Friday, September 29, 2006

Igniting the Flyer

Let’s say I challenge you to a game of skill. It doesn’t really matter what game it is, what matters are the parameters in which this hypothetical is framed. Okay, fine. Let’s say we’re standing across the street from my old house engaged in a battle of fish skipping. The goal? To skip a fish directly at a target floating in the middle of the lake before the little guy regains his senses and swims away in a dizzying fury. Now you and I, we have even chances at winning this game of skill. Past experience? We have mirrored fish skipping careers. The target? An equal distance from both you and me. The fish? Equally sized and stupid. It’s a fair fight.

But what if we alter the rules of the game?

Let’s say I have to continue skipping the fish by throwing them across the lake at the target, while you get to shoot them out of one of those cannons they use at sporting events to launch t-shirts. Suddenly, there’s a damn good chance you will be crowned Grand Master Fishskip, right? After all, I can’t compete with your Gillshark Cannon 3000. It cuts down on wind resistance and gives you much better accuracy – a clearer shot at the goal. It’s agreed then – having an advantage in a game of skill should allow you to hit the floating target many more times than my old school arm method. What are your odds?

Better than 9 for 97, right?

9 for 97, or a tremendous 9.2 per cent is the current conversion ratio for the Philadelphia Flyers when on the power play. For those unfamiliar with the term, a power play occurs when a player on the opposing team is charged with a penalty and required to leave the ice for 2 minutes. During this time, that player’s team has to play with only 5 players, while the opposing team still plays at a full-strength 6. With one more player, the opposing team’s ability to score a goal should increase dramatically above their usual chances. In essence, by committing a penalty, that player just handed the other team a fish cannon.

So why can’t the Flyers convert on the power play? They’ve got talented marksmen in Peter Forsberg and Simon Gagne. Their team is more agile with players like Sami Kapanen at the point. And the crowd is always into cheering for a heightened chance to score a goal. So what is it that makes the Orange and Black go numb when the arena’s announcer cries,

“The Flyers are going on the PEC-OOOOOOO POWER PLAY!!!”

Oh, wait just one minute.

PECO, a smaller division of Exelon Energy, is Pennsylvania’s largest utility and gas distribution provider as well as the official sponsor of the Flyers’ power play. In sports these days, everything has aA sponsor attached to it – ask the folks at
Citifield. The marketing connection for Peco makes sense – as a power company, sponsoring a power play will automatically link your brand in the hockey fan’s mind with their favorite team. As for the Flyers, it makes a heck of a lot more sense than going on the Pennsylvania Dutch Power Play.

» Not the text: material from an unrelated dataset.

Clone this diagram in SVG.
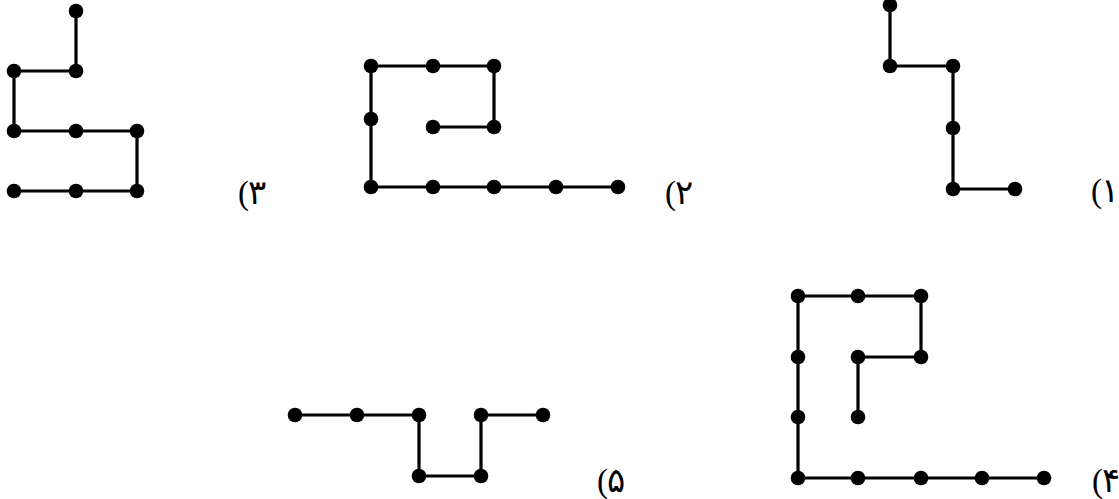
<svg xmlns="http://www.w3.org/2000/svg" width="1119" height="499" viewBox="0 0 1119 499">
<style>
.ln{fill:none;stroke:#000;stroke-width:3.2;stroke-linejoin:miter}
.dt{fill:#000}
.lb{font-family:"DejaVu Sans",sans-serif;font-size:34px;fill:#000}
.pr{font-family:"Liberation Serif",serif;font-size:33px}
</style>
<defs><circle id="d" r="7.3" class="dt"/></defs>
<rect width="1119" height="499" fill="#fff"/>
<g id="connectors">
<polyline class="ln" points="76,11 76,71 14,71 14,131 137,131 137,191 14,191"/>
<polyline class="ln" points="433,127 494,127 494,66 371,66 371,187 618,187"/>
<polyline class="ln" points="890,5 890,66 953,66 953,189 1015,189"/>
<polyline class="ln" points="295,415 419,415 419,476 481,476 481,415 543,415"/>
<polyline class="ln" points="858,417 858,357 921,357 921,296 798,296 798,478 1044,478"/>
</g>
<g id="fig3">
<use href="#d" x="76" y="11"/><use href="#d" x="14" y="71"/><use href="#d" x="76" y="71"/>
<use href="#d" x="14" y="131"/><use href="#d" x="76" y="131"/><use href="#d" x="137" y="131"/>
<use href="#d" x="14" y="191"/><use href="#d" x="76" y="191"/><use href="#d" x="137" y="191"/>
<text class="lb" x="238" y="204"><tspan class="pr">(</tspan><tspan dx="-1">۳</tspan></text>
</g>
<g id="fig2">
<use href="#d" x="371" y="66"/><use href="#d" x="433" y="66"/><use href="#d" x="494" y="66"/>
<use href="#d" x="371" y="119"/><use href="#d" x="433" y="127"/><use href="#d" x="494" y="127"/>
<use href="#d" x="371" y="187"/><use href="#d" x="433" y="187"/><use href="#d" x="494" y="187"/>
<use href="#d" x="556" y="187"/><use href="#d" x="618" y="187"/>
<text class="lb" x="665" y="204"><tspan class="pr">(</tspan><tspan dx="-1">۲</tspan></text>
</g>
<g id="fig1">
<use href="#d" x="890" y="5"/><use href="#d" x="890" y="66"/><use href="#d" x="953" y="66"/>
<use href="#d" x="953" y="128"/><use href="#d" x="953" y="189"/><use href="#d" x="1015" y="189"/>
<text class="lb" x="1091" y="202"><tspan class="pr">(</tspan><tspan dx="-1">۱</tspan></text>
</g>
<g id="fig5">
<use href="#d" x="295" y="415"/><use href="#d" x="357" y="415"/><use href="#d" x="419" y="415"/>
<use href="#d" x="481" y="415"/><use href="#d" x="543" y="415"/>
<use href="#d" x="419" y="476"/><use href="#d" x="481" y="476"/>
<text class="lb" x="597" y="492"><tspan class="pr">(</tspan><tspan dx="-1">۵</tspan></text>
</g>
<g id="fig4">
<use href="#d" x="798" y="296"/><use href="#d" x="858" y="296"/><use href="#d" x="921" y="296"/>
<use href="#d" x="798" y="357"/><use href="#d" x="858" y="357"/><use href="#d" x="921" y="357"/>
<use href="#d" x="798" y="417"/><use href="#d" x="858" y="417"/>
<use href="#d" x="798" y="478"/><use href="#d" x="858" y="478"/><use href="#d" x="921" y="478"/>
<use href="#d" x="982" y="478"/><use href="#d" x="1044" y="478"/>
<text class="lb" x="1092" y="492"><tspan class="pr">(</tspan><tspan dx="-1">۴</tspan></text>
</g>
</svg>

Back to our fish skipping analogy, let’s say that I’ve done something wrong that allows you to use the Fish Cannon for the next two minutes – I don’t know, maybe I dropped a fish or something. Over the loudspeaker, you hear that you’re going on a Power Play sponsored by a company that distributes gas and electrical current for a living. Are you more pumped now because of it? I don’t think so. You see what’s going on here? Even though Peco is a lot of fun to say, it just doesn’t get the Flyers pumped any more. Our suggestion?“


The Flyers are going on the WaWaaaaaaaaaaaaaaaaaaaaaaaaa POWER PLAY!!!”

Free hoagies to anyone who can light the lamp.